Information given

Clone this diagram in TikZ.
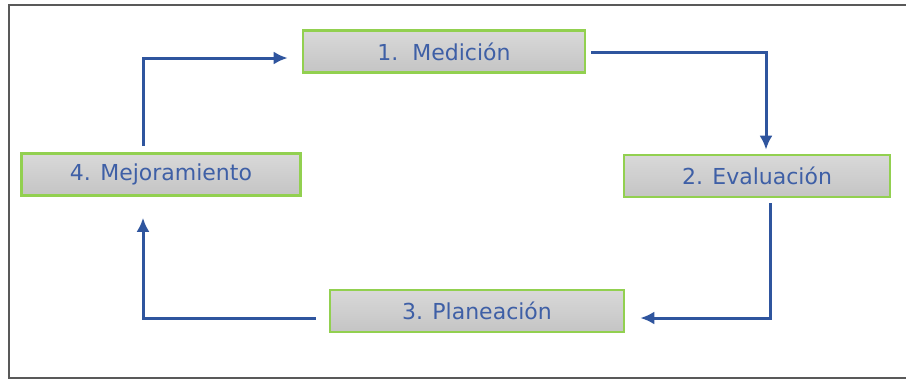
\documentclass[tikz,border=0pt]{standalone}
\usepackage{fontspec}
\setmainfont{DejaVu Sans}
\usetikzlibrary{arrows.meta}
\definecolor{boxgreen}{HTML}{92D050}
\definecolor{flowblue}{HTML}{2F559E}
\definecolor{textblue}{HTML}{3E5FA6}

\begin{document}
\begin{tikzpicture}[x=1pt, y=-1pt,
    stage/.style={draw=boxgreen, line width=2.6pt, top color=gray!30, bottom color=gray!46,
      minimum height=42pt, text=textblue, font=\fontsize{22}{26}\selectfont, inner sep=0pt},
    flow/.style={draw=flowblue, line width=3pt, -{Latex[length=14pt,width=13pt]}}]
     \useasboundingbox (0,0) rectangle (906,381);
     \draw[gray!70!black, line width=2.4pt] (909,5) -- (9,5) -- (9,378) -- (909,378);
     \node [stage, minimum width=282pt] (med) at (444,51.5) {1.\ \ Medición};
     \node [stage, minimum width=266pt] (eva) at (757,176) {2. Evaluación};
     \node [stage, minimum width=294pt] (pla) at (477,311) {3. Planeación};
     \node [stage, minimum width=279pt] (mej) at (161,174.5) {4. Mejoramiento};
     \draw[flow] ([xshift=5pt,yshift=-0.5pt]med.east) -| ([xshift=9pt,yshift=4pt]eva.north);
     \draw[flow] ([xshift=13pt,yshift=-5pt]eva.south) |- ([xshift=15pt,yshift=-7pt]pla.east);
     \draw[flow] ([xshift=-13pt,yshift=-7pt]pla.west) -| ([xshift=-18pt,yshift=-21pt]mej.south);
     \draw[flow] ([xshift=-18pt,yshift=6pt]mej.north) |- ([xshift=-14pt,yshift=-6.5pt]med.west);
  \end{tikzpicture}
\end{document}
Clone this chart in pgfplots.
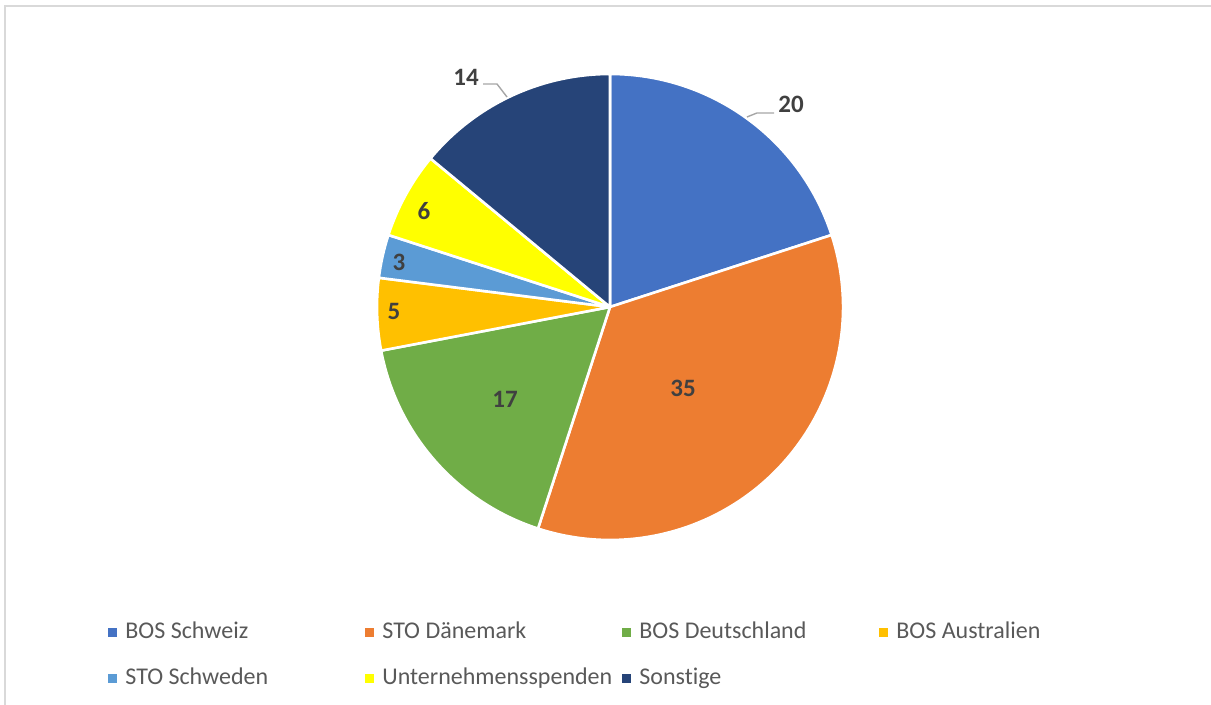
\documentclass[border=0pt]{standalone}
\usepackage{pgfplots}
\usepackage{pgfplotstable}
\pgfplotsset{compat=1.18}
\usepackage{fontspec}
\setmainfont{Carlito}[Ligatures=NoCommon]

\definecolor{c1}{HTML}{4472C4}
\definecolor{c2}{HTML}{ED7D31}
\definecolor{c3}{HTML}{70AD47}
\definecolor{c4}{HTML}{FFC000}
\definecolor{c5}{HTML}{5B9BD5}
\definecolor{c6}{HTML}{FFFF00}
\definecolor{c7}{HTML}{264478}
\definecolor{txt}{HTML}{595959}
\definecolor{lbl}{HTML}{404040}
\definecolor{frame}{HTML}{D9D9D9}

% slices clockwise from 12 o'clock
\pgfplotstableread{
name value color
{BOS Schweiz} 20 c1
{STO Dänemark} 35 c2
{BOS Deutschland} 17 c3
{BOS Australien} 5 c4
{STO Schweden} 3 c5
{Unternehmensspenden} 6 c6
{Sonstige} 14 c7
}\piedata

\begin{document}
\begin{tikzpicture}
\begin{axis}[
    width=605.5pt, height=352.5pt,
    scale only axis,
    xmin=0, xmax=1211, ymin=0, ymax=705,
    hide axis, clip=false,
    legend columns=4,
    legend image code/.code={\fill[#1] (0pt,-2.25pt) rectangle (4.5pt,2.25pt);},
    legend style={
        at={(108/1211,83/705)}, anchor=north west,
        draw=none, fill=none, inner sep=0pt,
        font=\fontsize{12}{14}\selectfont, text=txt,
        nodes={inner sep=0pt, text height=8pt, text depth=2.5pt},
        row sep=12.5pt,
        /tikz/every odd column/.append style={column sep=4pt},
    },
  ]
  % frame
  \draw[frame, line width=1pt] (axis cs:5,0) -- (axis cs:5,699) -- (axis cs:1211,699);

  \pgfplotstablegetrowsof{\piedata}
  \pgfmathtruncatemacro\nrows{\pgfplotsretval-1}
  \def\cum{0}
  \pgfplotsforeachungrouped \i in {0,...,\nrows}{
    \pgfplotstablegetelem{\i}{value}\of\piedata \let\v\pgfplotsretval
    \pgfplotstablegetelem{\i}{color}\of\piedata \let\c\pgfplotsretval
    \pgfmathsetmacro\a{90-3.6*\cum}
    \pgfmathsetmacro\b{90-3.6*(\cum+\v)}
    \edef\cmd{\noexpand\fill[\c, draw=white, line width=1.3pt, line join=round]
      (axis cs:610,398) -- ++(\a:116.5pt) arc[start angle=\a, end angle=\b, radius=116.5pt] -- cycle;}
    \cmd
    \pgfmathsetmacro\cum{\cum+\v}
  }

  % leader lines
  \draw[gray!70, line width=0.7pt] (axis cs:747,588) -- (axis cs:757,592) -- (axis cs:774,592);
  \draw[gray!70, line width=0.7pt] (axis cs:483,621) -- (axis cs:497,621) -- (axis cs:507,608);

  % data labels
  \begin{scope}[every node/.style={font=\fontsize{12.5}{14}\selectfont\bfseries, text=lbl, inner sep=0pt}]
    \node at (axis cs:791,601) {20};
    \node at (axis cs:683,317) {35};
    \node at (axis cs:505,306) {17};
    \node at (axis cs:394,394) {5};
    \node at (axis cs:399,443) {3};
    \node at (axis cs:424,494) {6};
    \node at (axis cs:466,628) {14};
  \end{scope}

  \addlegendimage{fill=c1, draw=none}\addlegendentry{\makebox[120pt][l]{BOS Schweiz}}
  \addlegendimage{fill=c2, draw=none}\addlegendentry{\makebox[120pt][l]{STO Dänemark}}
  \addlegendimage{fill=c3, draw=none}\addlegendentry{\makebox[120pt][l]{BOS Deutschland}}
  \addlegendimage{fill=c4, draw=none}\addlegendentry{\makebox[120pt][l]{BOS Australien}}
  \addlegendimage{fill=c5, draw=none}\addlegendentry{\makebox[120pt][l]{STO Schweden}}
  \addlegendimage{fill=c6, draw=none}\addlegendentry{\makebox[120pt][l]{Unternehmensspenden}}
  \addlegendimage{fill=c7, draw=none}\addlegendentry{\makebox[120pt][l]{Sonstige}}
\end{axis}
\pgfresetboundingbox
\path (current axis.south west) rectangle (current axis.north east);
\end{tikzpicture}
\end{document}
==
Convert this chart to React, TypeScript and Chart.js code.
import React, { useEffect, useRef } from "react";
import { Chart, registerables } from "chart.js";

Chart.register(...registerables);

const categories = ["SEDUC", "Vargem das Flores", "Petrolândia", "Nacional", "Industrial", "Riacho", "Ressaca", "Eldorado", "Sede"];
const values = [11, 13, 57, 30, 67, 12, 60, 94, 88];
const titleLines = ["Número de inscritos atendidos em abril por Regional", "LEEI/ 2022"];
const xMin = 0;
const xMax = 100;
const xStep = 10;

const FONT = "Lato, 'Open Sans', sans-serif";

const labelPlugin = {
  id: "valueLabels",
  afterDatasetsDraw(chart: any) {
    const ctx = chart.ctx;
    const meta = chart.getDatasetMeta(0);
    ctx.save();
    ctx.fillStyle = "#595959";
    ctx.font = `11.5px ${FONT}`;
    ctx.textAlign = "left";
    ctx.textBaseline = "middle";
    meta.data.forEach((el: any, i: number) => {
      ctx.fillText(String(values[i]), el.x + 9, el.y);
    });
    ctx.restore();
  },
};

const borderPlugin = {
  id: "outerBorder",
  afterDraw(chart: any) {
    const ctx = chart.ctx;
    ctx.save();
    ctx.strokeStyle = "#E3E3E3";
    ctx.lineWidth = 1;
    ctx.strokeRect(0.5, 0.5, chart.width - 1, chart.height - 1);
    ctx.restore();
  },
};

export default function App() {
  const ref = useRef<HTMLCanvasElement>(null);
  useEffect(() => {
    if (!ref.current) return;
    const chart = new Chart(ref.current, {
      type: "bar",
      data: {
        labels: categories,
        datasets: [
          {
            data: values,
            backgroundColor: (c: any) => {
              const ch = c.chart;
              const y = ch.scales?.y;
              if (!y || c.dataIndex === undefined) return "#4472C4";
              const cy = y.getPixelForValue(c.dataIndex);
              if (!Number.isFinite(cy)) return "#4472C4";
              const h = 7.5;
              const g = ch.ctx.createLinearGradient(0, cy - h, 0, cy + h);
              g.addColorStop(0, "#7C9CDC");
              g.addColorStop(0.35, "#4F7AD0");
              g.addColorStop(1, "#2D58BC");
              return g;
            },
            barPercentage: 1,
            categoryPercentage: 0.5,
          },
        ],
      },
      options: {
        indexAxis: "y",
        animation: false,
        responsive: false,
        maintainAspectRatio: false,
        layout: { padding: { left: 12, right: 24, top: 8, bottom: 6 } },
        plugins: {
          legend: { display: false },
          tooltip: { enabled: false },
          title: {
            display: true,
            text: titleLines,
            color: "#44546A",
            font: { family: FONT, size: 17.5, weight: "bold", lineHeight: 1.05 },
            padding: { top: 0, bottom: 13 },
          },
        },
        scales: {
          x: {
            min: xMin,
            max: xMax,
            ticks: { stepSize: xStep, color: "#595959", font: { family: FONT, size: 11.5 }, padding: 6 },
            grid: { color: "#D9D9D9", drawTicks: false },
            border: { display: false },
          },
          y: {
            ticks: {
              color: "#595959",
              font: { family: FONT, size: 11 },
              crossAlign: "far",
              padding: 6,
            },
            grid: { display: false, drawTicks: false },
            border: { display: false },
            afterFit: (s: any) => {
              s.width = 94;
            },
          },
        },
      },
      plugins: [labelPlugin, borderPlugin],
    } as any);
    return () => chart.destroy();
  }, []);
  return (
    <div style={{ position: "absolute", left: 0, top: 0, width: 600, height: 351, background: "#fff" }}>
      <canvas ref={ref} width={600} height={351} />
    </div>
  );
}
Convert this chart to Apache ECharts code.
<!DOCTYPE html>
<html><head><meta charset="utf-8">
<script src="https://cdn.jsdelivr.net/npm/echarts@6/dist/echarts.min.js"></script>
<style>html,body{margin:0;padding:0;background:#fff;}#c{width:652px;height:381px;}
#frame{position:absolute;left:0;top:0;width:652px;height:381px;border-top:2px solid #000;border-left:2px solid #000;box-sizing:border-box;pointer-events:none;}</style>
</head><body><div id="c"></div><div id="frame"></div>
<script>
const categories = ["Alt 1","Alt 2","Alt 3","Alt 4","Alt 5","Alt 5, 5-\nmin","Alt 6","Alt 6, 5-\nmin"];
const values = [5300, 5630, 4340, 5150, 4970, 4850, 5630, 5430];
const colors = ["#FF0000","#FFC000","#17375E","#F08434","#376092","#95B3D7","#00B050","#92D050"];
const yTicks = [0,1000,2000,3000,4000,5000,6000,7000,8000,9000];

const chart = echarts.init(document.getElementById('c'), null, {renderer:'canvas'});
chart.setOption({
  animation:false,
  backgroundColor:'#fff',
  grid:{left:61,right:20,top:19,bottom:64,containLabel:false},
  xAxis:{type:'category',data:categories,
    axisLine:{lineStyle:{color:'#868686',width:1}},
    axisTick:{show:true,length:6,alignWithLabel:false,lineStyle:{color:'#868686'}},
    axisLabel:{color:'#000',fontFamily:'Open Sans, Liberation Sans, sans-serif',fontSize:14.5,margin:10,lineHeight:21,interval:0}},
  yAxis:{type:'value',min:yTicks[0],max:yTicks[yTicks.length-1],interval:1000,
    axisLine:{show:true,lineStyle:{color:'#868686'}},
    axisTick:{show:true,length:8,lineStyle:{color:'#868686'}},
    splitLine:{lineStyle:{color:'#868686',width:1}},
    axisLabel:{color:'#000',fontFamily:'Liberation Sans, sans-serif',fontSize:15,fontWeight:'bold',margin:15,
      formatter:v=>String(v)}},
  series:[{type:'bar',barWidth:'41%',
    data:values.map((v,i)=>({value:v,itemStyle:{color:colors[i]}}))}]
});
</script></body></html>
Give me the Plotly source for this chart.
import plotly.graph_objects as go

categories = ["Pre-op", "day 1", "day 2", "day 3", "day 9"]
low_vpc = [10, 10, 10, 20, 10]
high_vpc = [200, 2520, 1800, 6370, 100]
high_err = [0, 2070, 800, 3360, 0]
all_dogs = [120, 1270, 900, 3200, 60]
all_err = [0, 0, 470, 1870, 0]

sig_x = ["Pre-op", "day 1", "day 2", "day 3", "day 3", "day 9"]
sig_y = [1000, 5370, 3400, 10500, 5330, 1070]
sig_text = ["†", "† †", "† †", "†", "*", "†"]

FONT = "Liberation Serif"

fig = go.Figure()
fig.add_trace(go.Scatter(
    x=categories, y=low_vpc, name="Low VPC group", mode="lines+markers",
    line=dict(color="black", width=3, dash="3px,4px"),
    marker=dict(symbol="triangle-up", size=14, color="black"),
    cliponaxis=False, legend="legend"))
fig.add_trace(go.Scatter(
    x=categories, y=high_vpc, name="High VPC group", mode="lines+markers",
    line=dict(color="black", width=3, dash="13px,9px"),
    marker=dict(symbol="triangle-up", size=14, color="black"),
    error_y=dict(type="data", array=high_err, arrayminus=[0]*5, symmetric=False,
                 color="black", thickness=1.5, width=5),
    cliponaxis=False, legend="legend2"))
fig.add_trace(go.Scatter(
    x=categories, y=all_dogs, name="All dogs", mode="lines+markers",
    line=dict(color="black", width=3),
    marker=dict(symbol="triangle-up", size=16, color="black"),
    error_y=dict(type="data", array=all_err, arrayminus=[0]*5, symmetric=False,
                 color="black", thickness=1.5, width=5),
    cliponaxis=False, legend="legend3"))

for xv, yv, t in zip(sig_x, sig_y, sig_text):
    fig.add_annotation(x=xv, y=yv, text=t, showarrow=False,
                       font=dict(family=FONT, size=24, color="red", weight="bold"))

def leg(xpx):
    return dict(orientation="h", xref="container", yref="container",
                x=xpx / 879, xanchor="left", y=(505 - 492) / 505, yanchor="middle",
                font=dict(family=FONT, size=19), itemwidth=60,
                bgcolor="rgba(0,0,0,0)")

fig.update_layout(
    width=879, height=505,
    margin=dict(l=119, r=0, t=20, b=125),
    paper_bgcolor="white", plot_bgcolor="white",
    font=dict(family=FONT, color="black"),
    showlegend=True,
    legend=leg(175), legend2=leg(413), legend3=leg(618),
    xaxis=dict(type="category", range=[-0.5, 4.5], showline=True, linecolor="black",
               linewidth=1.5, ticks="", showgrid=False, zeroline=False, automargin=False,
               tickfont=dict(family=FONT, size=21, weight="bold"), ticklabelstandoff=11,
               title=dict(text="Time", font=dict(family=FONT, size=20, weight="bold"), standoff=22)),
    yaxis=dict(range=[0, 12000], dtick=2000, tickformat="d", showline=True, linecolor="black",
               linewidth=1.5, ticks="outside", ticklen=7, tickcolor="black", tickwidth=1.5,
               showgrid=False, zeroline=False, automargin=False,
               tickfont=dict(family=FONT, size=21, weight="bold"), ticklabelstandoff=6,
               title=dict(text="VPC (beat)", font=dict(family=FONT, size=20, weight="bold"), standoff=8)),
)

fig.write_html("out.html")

Stated exercise
Gather, from the listing above, every line carrying the word "React".

Answer to the task
Convert this chart to React, TypeScript and Chart.js code.
import React, { useEffect, useRef } from "react";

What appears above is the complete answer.